Data:
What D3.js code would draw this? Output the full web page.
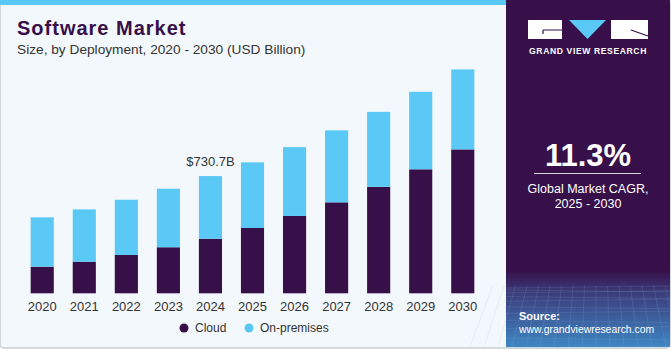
<!DOCTYPE html>
<html>
<head>
<meta charset="utf-8">
<script src="https://cdn.jsdelivr.net/npm/d3@7"></script>
<style>
  body { margin: 0; background: #ffffff; }
  text { font-family: "Liberation Sans", Arial, sans-serif; }
</style>
</head>
<body>
<div id="chart"></div>
<script>
// chart data (USD Billion)
var years = ["2020", "2021", "2022", "2023", "2024", "2025", "2026", "2027", "2028", "2029", "2030"];
var cloud = [166, 197, 239, 287, 340, 407, 482, 567, 664, 773, 897];
var onPremises = [307.5, 326, 344, 365, 390.7, 409, 429, 448.6, 467, 483, 498.6];
var seriesNames = ["Cloud", "On-premises"];
var seriesColors = ["#37104a", "#5bc9f5"];
var labelYear = "2024";
var labelText = "$730.7B";

var width = 671, height = 350;

var svg = d3.select("#chart")
            .append("svg")
            .attr("width", width)
            .attr("height", height);

var defs = svg.append("defs");

// panel backgrounds
svg.append("rect")
   .attr("x", 0).attr("y", 0)
   .attr("width", 670).attr("height", 348)
   .attr("rx", 4)
   .attr("fill", "#f3f8fc")
   .attr("stroke", "#c9cdd1")
   .attr("stroke-width", 1.5);

svg.append("rect")
   .attr("x", 0).attr("y", 0)
   .attr("width", 507).attr("height", 5)
   .attr("fill", "#5bc9f5");

// right side panel with gradient at the bottom
var sideGrad = defs.append("linearGradient")
                   .attr("id", "side-gradient")
                   .attr("x1", "0%").attr("y1", "0%")
                   .attr("x2", "0%").attr("y2", "100%");
sideGrad.append("stop").attr("offset", "0%").attr("stop-color", "#37104a");
sideGrad.append("stop").attr("offset", "78%").attr("stop-color", "#37104a");
sideGrad.append("stop").attr("offset", "84%").attr("stop-color", "#3b3a78");
sideGrad.append("stop").attr("offset", "100%").attr("stop-color", "#3f86c4");

svg.append("rect")
   .attr("x", 506).attr("y", 0)
   .attr("width", 164).attr("height", 347)
   .attr("fill", "url(#side-gradient)");

// faint grid texture in the lower part of the side panel
var grid = svg.append("g").attr("stroke", "#8fb6e6").attr("stroke-opacity", 0.22).attr("stroke-width", 0.7);
d3.range(0, 12).forEach(function(i) {
  var y = 288 + i * i * 0.45 + i * 1.5;
  grid.append("line").attr("x1", 506).attr("x2", 670).attr("y1", y).attr("y2", y + (i % 2 ? 2 : -2));
});
d3.range(0, 18).forEach(function(i) {
  var x = 506 + i * 10;
  grid.append("line").attr("x1", x + (i - 9) * 1.5).attr("x2", x + (i - 9) * 4).attr("y1", 286).attr("y2", 347);
});

// logo
var logo = svg.append("g");
logo.append("rect").attr("x", 528).attr("y", 20).attr("width", 34).attr("height", 19).attr("fill", "#ffffff");
logo.append("path").attr("d", "M569,20 L606,20 L587.5,39 Z").attr("fill", "#5bc9f5");
logo.append("rect").attr("x", 611).attr("y", 20).attr("width", 37).attr("height", 19).attr("fill", "#ffffff");
logo.append("path").attr("d", "M543,30 L562,30 M543,30 L543,34").attr("stroke", "#37104a").attr("stroke-width", 1.2).attr("fill", "none");
logo.append("path").attr("d", "M631,30 L648,36").attr("stroke", "#37104a").attr("stroke-width", 1.2).attr("fill", "none");
logo.append("text")
    .attr("x", 588).attr("y", 54)
    .attr("text-anchor", "middle")
    .attr("fill", "#ffffff")
    .attr("font-size", 8.6)
    .attr("font-weight", "bold")
    .attr("letter-spacing", 0.6)
    .text("GRAND VIEW RESEARCH");

// CAGR block
svg.append("text")
   .attr("x", 588).attr("y", 166)
   .attr("text-anchor", "middle")
   .attr("fill", "#ffffff")
   .attr("font-size", 31)
   .attr("font-weight", "bold")
   .text("11.3%");

svg.append("line")
   .attr("x1", 534).attr("x2", 641)
   .attr("y1", 173.5).attr("y2", 173.5)
   .attr("stroke", "#d8cfe0").attr("stroke-width", 1);

svg.append("text")
   .attr("x", 588).attr("y", 193)
   .attr("text-anchor", "middle")
   .attr("fill", "#ffffff")
   .attr("font-size", 12.5)
   .text("Global Market CAGR,");

svg.append("text")
   .attr("x", 588).attr("y", 208)
   .attr("text-anchor", "middle")
   .attr("fill", "#ffffff")
   .attr("font-size", 12.5)
   .text("2025 - 2030");

// source
svg.append("text")
   .attr("x", 519).attr("y", 320)
   .attr("fill", "#ffffff")
   .attr("font-size", 11)
   .attr("font-weight", "bold")
   .text("Source:");

svg.append("text")
   .attr("x", 519).attr("y", 333)
   .attr("fill", "#ffffff")
   .attr("font-size", 10.4)
   .text("www.grandviewresearch.com");

// titles
svg.append("text")
   .attr("x", 17).attr("y", 35)
   .attr("fill", "#37104a")
   .attr("font-size", 20)
   .attr("font-weight", "900")
   .attr("letter-spacing", 1)
   .text("Software Market");

svg.append("text")
   .attr("x", 17).attr("y", 54)
   .attr("fill", "#333333")
   .attr("font-size", 13.7)
   .text("Size, by Deployment, 2020 - 2030 (USD Billion)");

// stacked bars
var table = years.map(function(y, i) {
  return { year: y, "Cloud": cloud[i], "On-premises": onPremises[i] };
});

var stack = d3.stack().keys(seriesNames);
var layers = stack(table);

var x = d3.scaleBand()
          .domain(years)
          .range([21, 484])
          .paddingInner(0.45)
          .paddingOuter(0.23);

var y = d3.scaleLinear()
          .domain([0, 1400])
          .range([293.3, 68.7]);

var color = d3.scaleOrdinal().domain(seriesNames).range(seriesColors);

svg.append("g")
   .selectAll("g")
   .data(layers)
   .enter().append("g")
   .attr("fill", function(d) { return color(d.key); })
   .selectAll("rect")
   .data(function(d) { return d; })
   .enter().append("rect")
   .attr("x", function(d) { return x(d.data.year); })
   .attr("y", function(d) { return y(d[1]); })
   .attr("width", x.bandwidth())
   .attr("height", function(d) { return y(d[0]) - y(d[1]); });

// x axis
var xAxis = svg.append("g")
   .attr("transform", "translate(0,293.3)")
   .call(d3.axisBottom(x).tickSize(0).tickPadding(8));
xAxis.select(".domain").remove();
xAxis.selectAll("text")
     .attr("font-family", "Liberation Sans, Arial, sans-serif")
     .attr("font-size", 13)
     .attr("fill", "#333333");

// value label
var idx = years.indexOf(labelYear);
svg.append("text")
   .attr("x", x(labelYear) + x.bandwidth() / 2)
   .attr("y", y(cloud[idx] + onPremises[idx]) - 10)
   .attr("text-anchor", "middle")
   .attr("fill", "#333333")
   .attr("font-size", 13)
   .text(labelText);

// legend
var legend = svg.append("g");
var legendX = [184, 249];
seriesNames.forEach(function(name, i) {
  legend.append("circle")
        .attr("cx", legendX[i]).attr("cy", 328)
        .attr("r", 4.5)
        .attr("fill", color(name));
  legend.append("text")
        .attr("x", legendX[i] + 11).attr("y", 332)
        .attr("fill", "#333333")
        .attr("font-size", 12)
        .text(name);
});
</script>
</body>
</html>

Exercise objective: Go through the listing above and quote it exactly, apart from its images.

The response:
What D3.js code would draw this? Output the full web page.
<!DOCTYPE html>
<html>
<head>
<meta charset="utf-8">
<script src="https://cdn.jsdelivr.net/npm/d3@7"></script>
<style>
  body { margin: 0; background: #ffffff; }
  text { font-family: "Liberation Sans", Arial, sans-serif; }
</style>
</head>
<body>
<div id="chart"></div>
<script>
// chart data (USD Billion)
var years = ["2020", "2021", "2022", "2023", "2024", "2025", "2026", "2027", "2028", "2029", "2030"];
var cloud = [166, 197, 239, 287, 340, 407, 482, 567, 664, 773, 897];
var onPremises = [307.5, 326, 344, 365, 390.7, 409, 429, 448.6, 467, 483, 498.6];
var seriesNames = ["Cloud", "On-premises"];
var seriesColors = ["#37104a", "#5bc9f5"];
var labelYear = "2024";
var labelText = "$730.7B";

var width = 671, height = 350;

var svg = d3.select("#chart")
            .append("svg")
            .attr("width", width)
            .attr("height", height);

var defs = svg.append("defs");

// panel backgrounds
svg.append("rect")
   .attr("x", 0).attr("y", 0)
   .attr("width", 670).attr("height", 348)
   .attr("rx", 4)
   .attr("fill", "#f3f8fc")
   .attr("stroke", "#c9cdd1")
   .attr("stroke-width", 1.5);

svg.append("rect")
   .attr("x", 0).attr("y", 0)
   .attr("width", 507).attr("height", 5)
   .attr("fill", "#5bc9f5");

// right side panel with gradient at the bottom
var sideGrad = defs.append("linearGradient")
                   .attr("id", "side-gradient")
                   .attr("x1", "0%").attr("y1", "0%")
                   .attr("x2", "0%").attr("y2", "100%");
sideGrad.append("stop").attr("offset", "0%").attr("stop-color", "#37104a");
sideGrad.append("stop").attr("offset", "78%").attr("stop-color", "#37104a");
sideGrad.append("stop").attr("offset", "84%").attr("stop-color", "#3b3a78");
sideGrad.append("stop").attr("offset", "100%").attr("stop-color", "#3f86c4");

svg.append("rect")
   .attr("x", 506).attr("y", 0)
   .attr("width", 164).attr("height", 347)
   .attr("fill", "url(#side-gradient)");

// faint grid texture in the lower part of the side panel
var grid = svg.append("g").attr("stroke", "#8fb6e6").attr("stroke-opacity", 0.22).attr("stroke-width", 0.7);
d3.range(0, 12).forEach(function(i) {
  var y = 288 + i * i * 0.45 + i * 1.5;
  grid.append("line").attr("x1", 506).attr("x2", 670).attr("y1", y).attr("y2", y + (i % 2 ? 2 : -2));
});
d3.range(0, 18).forEach(function(i) {
  var x = 506 + i * 10;
  grid.append("line").attr("x1", x + (i - 9) * 1.5).attr("x2", x + (i - 9) * 4).attr("y1", 286).attr("y2", 347);
});

// logo
var logo = svg.append("g");
logo.append("rect").attr("x", 528).attr("y", 20).attr("width", 34).attr("height", 19).attr("fill", "#ffffff");
logo.append("path").attr("d", "M569,20 L606,20 L587.5,39 Z").attr("fill", "#5bc9f5");
logo.append("rect").attr("x", 611).attr("y", 20).attr("width", 37).attr("height", 19).attr("fill", "#ffffff");
logo.append("path").attr("d", "M543,30 L562,30 M543,30 L543,34").attr("stroke", "#37104a").attr("stroke-width", 1.2).attr("fill", "none");
logo.append("path").attr("d", "M631,30 L648,36").attr("stroke", "#37104a").attr("stroke-width", 1.2).attr("fill", "none");
logo.append("text")
    .attr("x", 588).attr("y", 54)
    .attr("text-anchor", "middle")
    .attr("fill", "#ffffff")
    .attr("font-size", 8.6)
    .attr("font-weight", "bold")
    .attr("letter-spacing", 0.6)
    .text("GRAND VIEW RESEARCH");

// CAGR block
svg.append("text")
   .attr("x", 588).attr("y", 166)
   .attr("text-anchor", "middle")
   .attr("fill", "#ffffff")
   .attr("font-size", 31)
   .attr("font-weight", "bold")
   .text("11.3%");

svg.append("line")
   .attr("x1", 534).attr("x2", 641)
   .attr("y1", 173.5).attr("y2", 173.5)
   .attr("stroke", "#d8cfe0").attr("stroke-width", 1);

svg.append("text")
   .attr("x", 588).attr("y", 193)
   .attr("text-anchor", "middle")
   .attr("fill", "#ffffff")
   .attr("font-size", 12.5)
   .text("Global Market CAGR,");

svg.append("text")
   .attr("x", 588).attr("y", 208)
   .attr("text-anchor", "middle")
   .attr("fill", "#ffffff")
   .attr("font-size", 12.5)
   .text("2025 - 2030");

// source
svg.append("text")
   .attr("x", 519).attr("y", 320)
   .attr("fill", "#ffffff")
   .attr("font-size", 11)
   .attr("font-weight", "bold")
   .text("Source:");

svg.append("text")
   .attr("x", 519).attr("y", 333)
   .attr("fill", "#ffffff")
   .attr("font-size", 10.4)
   .text("www.grandviewresearch.com");

// titles
svg.append("text")
   .attr("x", 17).attr("y", 35)
   .attr("fill", "#37104a")
   .attr("font-size", 20)
   .attr("font-weight", "900")
   .attr("letter-spacing", 1)
   .text("Software Market");

svg.append("text")
   .attr("x", 17).attr("y", 54)
   .attr("fill", "#333333")
   .attr("font-size", 13.7)
   .text("Size, by Deployment, 2020 - 2030 (USD Billion)");

// stacked bars
var table = years.map(function(y, i) {
  return { year: y, "Cloud": cloud[i], "On-premises": onPremises[i] };
});

var stack = d3.stack().keys(seriesNames);
var layers = stack(table);

var x = d3.scaleBand()
          .domain(years)
          .range([21, 484])
          .paddingInner(0.45)
          .paddingOuter(0.23);

var y = d3.scaleLinear()
          .domain([0, 1400])
          .range([293.3, 68.7]);

var color = d3.scaleOrdinal().domain(seriesNames).range(seriesColors);

svg.append("g")
   .selectAll("g")
   .data(layers)
   .enter().append("g")
   .attr("fill", function(d) { return color(d.key); })
   .selectAll("rect")
   .data(function(d) { return d; })
   .enter().append("rect")
   .attr("x", function(d) { return x(d.data.year); })
   .attr("y", function(d) { return y(d[1]); })
   .attr("width", x.bandwidth())
   .attr("height", function(d) { return y(d[0]) - y(d[1]); });

// x axis
var xAxis = svg.append("g")
   .attr("transform", "translate(0,293.3)")
   .call(d3.axisBottom(x).tickSize(0).tickPadding(8));
xAxis.select(".domain").remove();
xAxis.selectAll("text")
     .attr("font-family", "Liberation Sans, Arial, sans-serif")
     .attr("font-size", 13)
     .attr("fill", "#333333");

// value label
var idx = years.indexOf(labelYear);
svg.append("text")
   .attr("x", x(labelYear) + x.bandwidth() / 2)
   .attr("y", y(cloud[idx] + onPremises[idx]) - 10)
   .attr("text-anchor", "middle")
   .attr("fill", "#333333")
   .attr("font-size", 13)
   .text(labelText);

// legend
var legend = svg.append("g");
var legendX = [184, 249];
seriesNames.forEach(function(name, i) {
  legend.append("circle")
        .attr("cx", legendX[i]).attr("cy", 328)
        .attr("r", 4.5)
        .attr("fill", color(name));
  legend.append("text")
        .attr("x", legendX[i] + 11).attr("y", 332)
        .attr("fill", "#333333")
        .attr("font-size", 12)
        .text(name);
});
</script>
</body>
</html>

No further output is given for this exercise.